The accused raised multiple assignments of error, summarized as follows: (1) that Central Bank Circular No. 21 was the controlling law and, being a special law, penalized only consummated exports and not attempted or frustrated attempts; (2) that, even if attempts were punishable, the accused lacked wilful intent; (3) that mere possession of gold was not prohibited because the circular permits domestic sales; (4) that Circular No. 21 was invalid as a penal rule because it allegedly failed to comply with section 74 of Republic Act No. 265 (no presidential approval, exceeded authority, required emergency or crisis that did not exist, inadequate Official Gazette publication, and unconstitutional delegation of legislative power); (5) that forfeiture of the four packages of gold was improper; and (6) that forfeiture of the travelers' check was improper because the accused had been acquitted of illegal possession of dollars.

Appellant's Contentions

The accused conceded absence of an export license but contended that Circular No. 21 and section 34 of Republic Act No. 265 penalized only consummated exportation and not attempts; that he was unaware of the need for a license and therefore lacked criminal intent; that Circular No. 21 in effect authorized certain domestic transactions in gold and thus did not outlaw mere possession; and that Circular No. 21 was void for lack of presidential approval, for transcending the Monetary Board's authority, for being an emergency measure without the requisite emergency, for defective Official Gazette publication, and for constituting an invalid delegation of legislative power. He also maintained that Article 45 of the Revised Penal Code did not authorize forfeiture because the offense arose under a special law.

Trial Court Findings Adopted on Appeal

The trial court had found the material facts essentially undisputed: the accused carried four pieces of gold bullion concealed on his person and a $100 travelers' check; he resisted being searched and attempted to influence the arresting officers. The trial court accepted Mr. Manikan's testimony over the accused's account and concluded that the only real question was one of law, not fact. The conviction rested on the absence of an export license in circumstances demonstrating knowledge and culpable conduct.

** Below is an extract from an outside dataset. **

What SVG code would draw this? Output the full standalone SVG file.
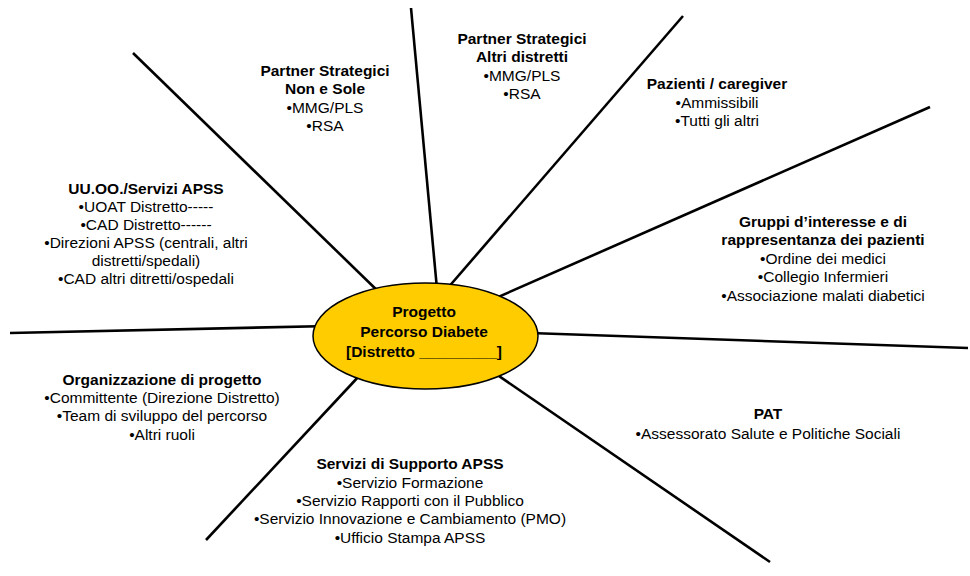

Interpretation and Applicability of Circular No. 21

The Supreme Court held that Central Bank Circular No. 21 applied to "any person desiring to export gold" and therefore reached conduct prior to consummation of exportation. Section 4 of the circular required an export license and thus contemplated the pre-export situation. The Court observed that to postpone penal sanction until after the goods had left the Philippines would defeat the regulatory purpose and risk loss of jurisdiction. The Court found the accused's conduct—concealment of the bullion, resistance to search, and the attempt to bribe officers—fatal to any claim of ignorance or absence of willful violation; possession alone was not the basis of conviction, but the attempt to export without the requisite license supported criminal liability.

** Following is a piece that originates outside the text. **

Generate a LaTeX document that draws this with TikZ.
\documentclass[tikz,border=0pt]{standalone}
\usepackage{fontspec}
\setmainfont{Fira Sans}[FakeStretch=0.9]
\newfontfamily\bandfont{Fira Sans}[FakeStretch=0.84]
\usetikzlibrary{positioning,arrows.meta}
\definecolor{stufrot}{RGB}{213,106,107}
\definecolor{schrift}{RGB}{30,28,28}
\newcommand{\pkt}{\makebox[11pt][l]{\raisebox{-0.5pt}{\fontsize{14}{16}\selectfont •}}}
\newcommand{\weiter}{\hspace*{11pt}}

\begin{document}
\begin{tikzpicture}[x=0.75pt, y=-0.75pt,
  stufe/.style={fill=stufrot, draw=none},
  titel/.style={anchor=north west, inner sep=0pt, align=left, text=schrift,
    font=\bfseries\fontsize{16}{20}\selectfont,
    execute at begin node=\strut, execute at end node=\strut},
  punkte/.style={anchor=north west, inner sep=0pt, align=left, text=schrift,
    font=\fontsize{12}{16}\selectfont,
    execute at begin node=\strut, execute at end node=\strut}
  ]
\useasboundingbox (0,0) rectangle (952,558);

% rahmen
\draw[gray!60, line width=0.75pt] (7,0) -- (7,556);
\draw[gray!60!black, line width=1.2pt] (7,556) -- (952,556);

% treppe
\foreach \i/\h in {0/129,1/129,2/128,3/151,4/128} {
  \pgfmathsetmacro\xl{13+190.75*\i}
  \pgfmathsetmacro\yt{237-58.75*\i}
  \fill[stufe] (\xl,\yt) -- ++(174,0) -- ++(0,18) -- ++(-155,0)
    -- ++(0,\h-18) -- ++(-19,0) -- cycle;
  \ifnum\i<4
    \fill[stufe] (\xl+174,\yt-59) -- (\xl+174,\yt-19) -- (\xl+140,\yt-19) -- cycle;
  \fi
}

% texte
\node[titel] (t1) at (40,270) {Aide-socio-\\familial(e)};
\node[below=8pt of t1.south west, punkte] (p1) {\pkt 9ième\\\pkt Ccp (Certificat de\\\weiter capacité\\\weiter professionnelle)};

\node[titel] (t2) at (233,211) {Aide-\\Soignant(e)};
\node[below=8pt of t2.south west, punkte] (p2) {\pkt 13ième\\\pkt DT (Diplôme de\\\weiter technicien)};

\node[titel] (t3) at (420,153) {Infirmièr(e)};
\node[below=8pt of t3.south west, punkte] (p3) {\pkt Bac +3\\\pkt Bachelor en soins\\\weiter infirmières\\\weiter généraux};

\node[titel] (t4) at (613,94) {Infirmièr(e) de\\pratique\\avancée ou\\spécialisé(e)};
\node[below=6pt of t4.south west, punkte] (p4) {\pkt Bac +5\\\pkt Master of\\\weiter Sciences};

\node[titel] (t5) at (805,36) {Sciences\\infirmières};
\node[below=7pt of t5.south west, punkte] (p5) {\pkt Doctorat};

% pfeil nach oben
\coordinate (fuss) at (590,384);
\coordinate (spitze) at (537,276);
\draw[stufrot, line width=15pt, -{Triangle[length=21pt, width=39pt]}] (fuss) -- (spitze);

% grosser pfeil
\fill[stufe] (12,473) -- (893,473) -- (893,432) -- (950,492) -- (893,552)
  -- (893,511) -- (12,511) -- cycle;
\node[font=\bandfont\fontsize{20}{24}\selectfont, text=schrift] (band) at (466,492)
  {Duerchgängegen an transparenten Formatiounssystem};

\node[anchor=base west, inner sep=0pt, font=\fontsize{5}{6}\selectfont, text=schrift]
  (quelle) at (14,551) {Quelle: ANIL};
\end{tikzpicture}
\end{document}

Validity of Circular No. 21 and Alleged Lack of Presidential Approval

Addressing the contention that Circular No. 21 lacked the presidential approval required by section 74 of Republic Act No. 265, the Court applied the presumption of regularity to administrative acts and found the accused's assertion untenable in the absence of contrary proof. The Court noted that Circular No. 20, the original circular subjecting "all transactions in gold and foreign exchange" to licensing, expressly stated that it had been adopted "by the Monetary Board, by unanimous vote and with the approval of the President of the Philippines" and that it provided that "further regulations" would be issued separately. The Court therefore concluded that Circular No. 21, as a further regulation implementing the decision already approved by the President, bore the imprimatur of presidential sanction even though the President's approval was not reiterated on the face of the later circular. The Court also held that presidential approval of the policy decision did not require that every implementing regulation bear the President's formal signature.

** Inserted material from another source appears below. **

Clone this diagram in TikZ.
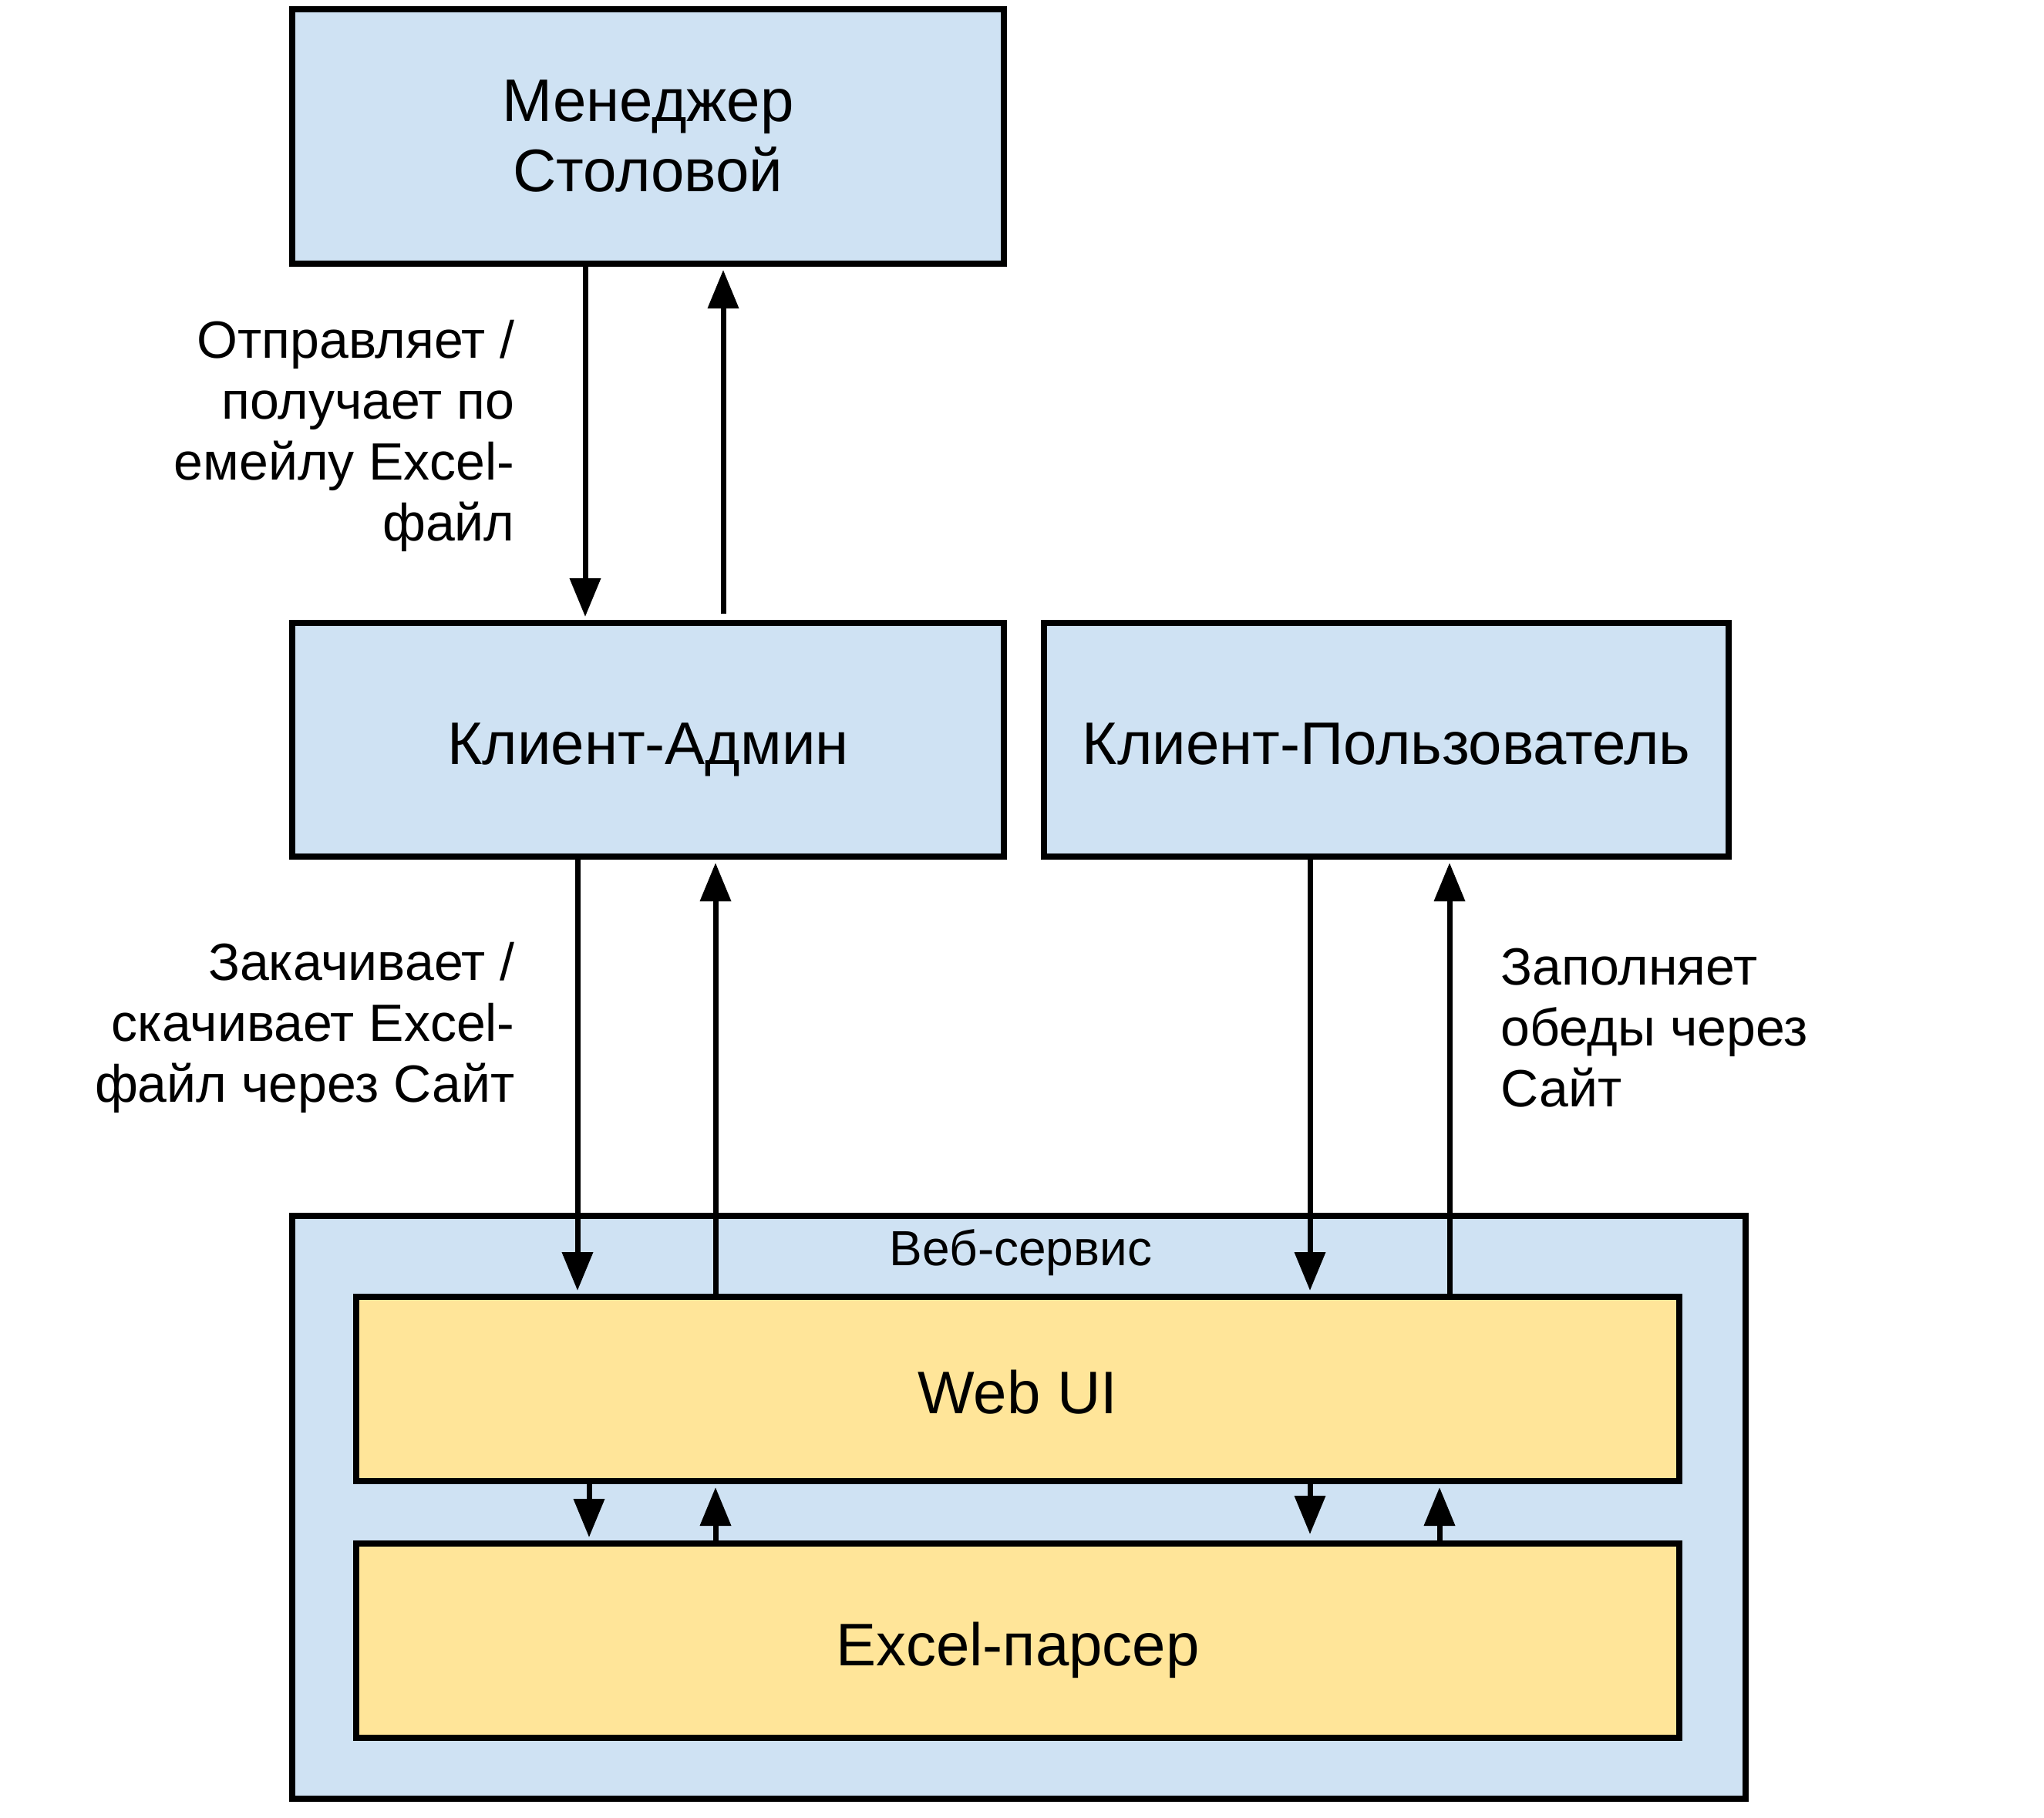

Emergency Character, Duration, and Publication

The Court rejected the argument that Circular No. 21 was invalid because it was not expressly temporary or because no exchange crisis existed. The Court reasoned that the circular need not state its temporary character on its face so long as it was issued in the context of an exchange crisis; in the absence of evidence to the contrary the Court presumed compliance with section 74 and took judicial cognizance that an exchange crisis had existed and continued. The Court analogized to prior decisions upholding temporary measures enacted without a fixed duration where the emergency continued to exist.

Delegation of Legislative Power and Authority of the Monetary Board

The Court rejected the claim of an improper delegation of legislative power. It distinguished between delegating the making of law and conferring authority to fix details for the enforcement of a legislative policy. The Court found that Republic Act No.